Working with researchers at Queen Mary’s, who supplied the basic electromagnetic design methodology, BAE System engineers manufactured a composite structure—“essentially a millimeter-scale particulate filler dispersed within a polymer matrix”—that displays the specific pattern of dielectric permittivities that enabled the flattened device to emulate the wave-manipulating functions of the original spherical lens, Haq explained.

To make a flat panel redirect electromagnetic energy like a curved lens, a three-dimensional “map” is created, which lays out the physical properties that determine how the EM energy is to be refracted. This map is then used to deposit precise layers of a metamaterial in such a way that the performance of the curved lens is emulated by the flat panel.

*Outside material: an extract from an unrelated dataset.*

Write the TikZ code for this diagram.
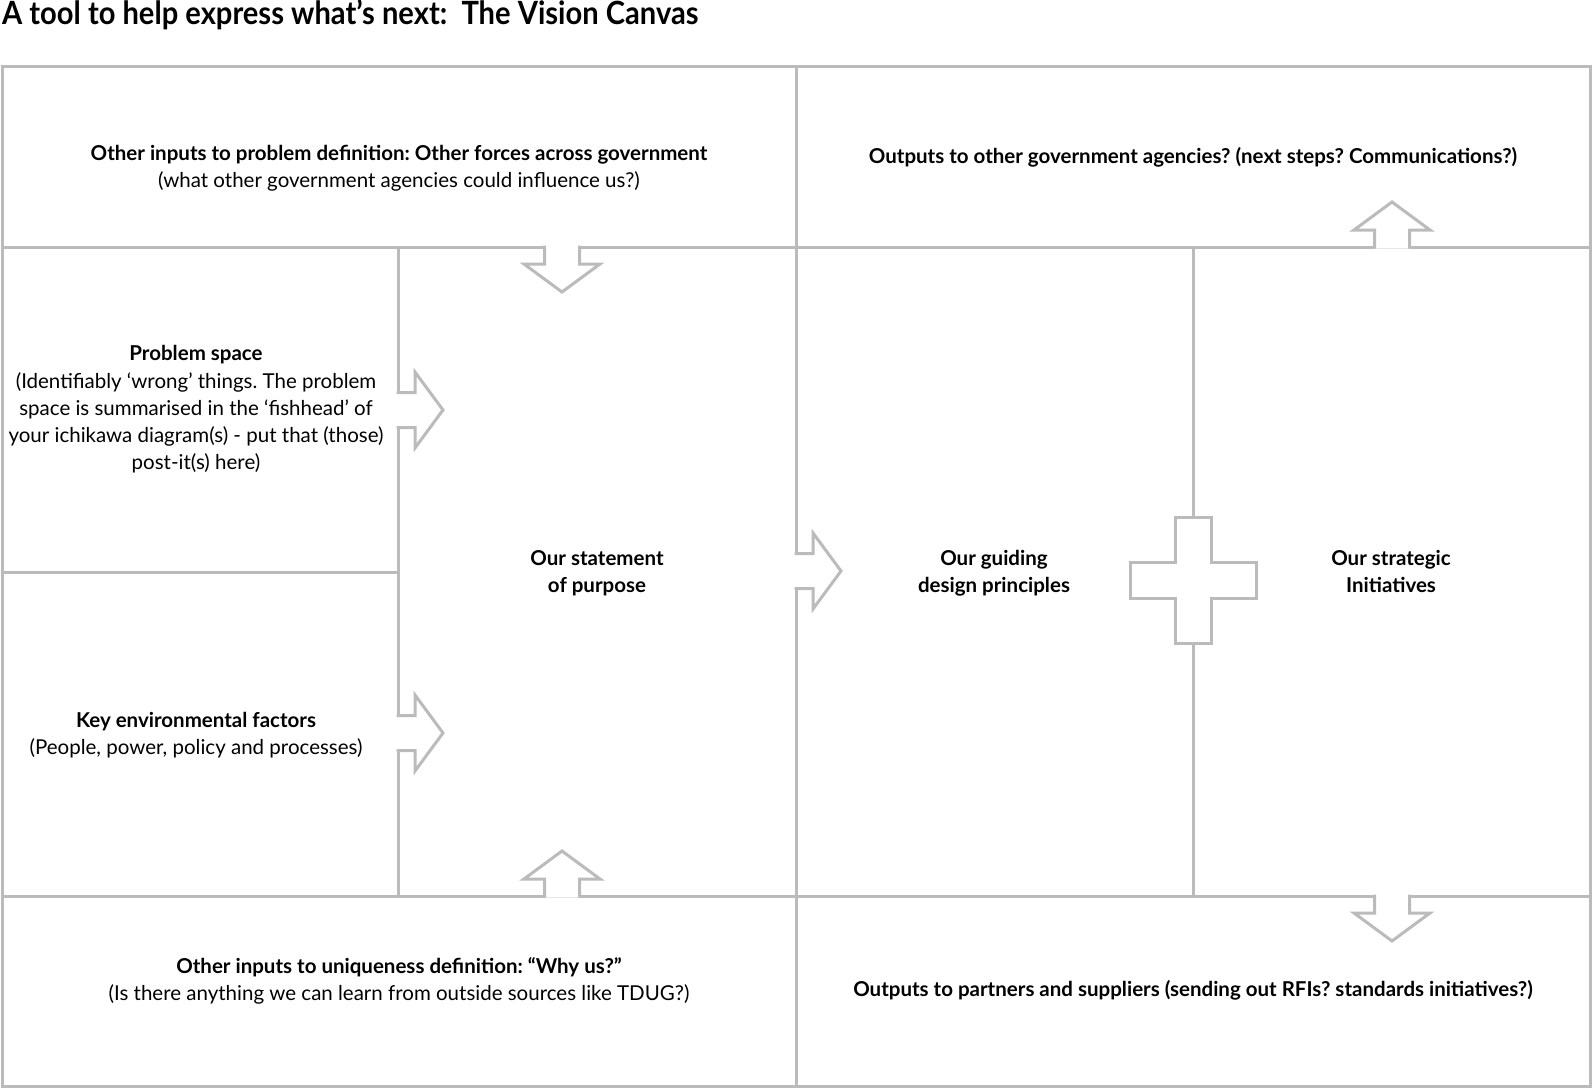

“The mathematical technique transforms the properties of a given space or volume to another one, essentially discretizing the structure so that it can undertake the fabrication of the new device,” he said. The approach also allows the use of a degree of simplification in the pattern that nonetheless closely approximates the targeted performance, making manufacturing easier.

Transformation optics

Experts at Queen Mary’s developed mapping methodology using a mathematical technique known as transformation optics, whereby they analyzed the original lens’ ability to bend electromagnetic waves and calculated how that same functionality could be transferred to a different, more compact shape. For the Luneburg lens, he said, university researchers did this by modifying the volumetric distribution of the particulate filler so that the resulting dielectric permeability of the new device would mimic that of the original.

In some ways the approach is analogous to the creation of an optical Fresnel lens, in which curved sections of glass of a standard concave lens are “reassembled” in a flatter space, but would diffract light in much the same fashion as the original lens. The mathematics involved with the transformation optics procedure performed on antennas are considerably more complex, however, and the resulting metamaterial devices operate on the microscale, since they are to manipulate radio waves and microwaves rather than visible light.

“This is not a ‘conventional’ metamaterial antenna as has been developed previously,” Haq warned. First-generation metamaterial antennas are based on arrays or superlattices of active electronic elements laminated onto something like printed circuit boards, whereas the BAE System devices use only the dielectric or magnetic properties of substances distributed within bulk composite materials. Those earlier antennas, he stated, have limited bandwidth, whereas “ours can have a wide frequency range. The test item, for example, has a pretty wide bandwidth, from 1-2 GHz to 18-20 GHz.”

“The nice thing about this composites technology is its flexibility,” he said. “You can cast it or mold it to shape using standard composite methods, and you can change its electromagnetic properties as needed just by varying the polymer matrix or the filler, or the latter’s dispersion, orientation, grading, particle shape, and so forth.”

In practice, conductive particles, rods, and traces are used to tune the electric and magnetic parameters of bulk polymers or ceramics. It’s the feature-sizes of the fillers that determine the wavelength with which they most strongly interact. High-resolution 3D printing processes should help produce metamaterials with the precision structures that are needed to tailor the antennas’ electromagnetic properties.

“Right now, we’re doing a more detailed assessment of the benefits and trade-offs,” Haq noted. “We’re looking at a set of different options regarding systems issues, how to mature the technology and integrate it onto a platform.”

Beyond smaller antennas, he said, in the future metamaterial antennas may also perform their aerial magic by shrinking radar cross-sections, and masking reflective airplane features and signatures for stealth purposes.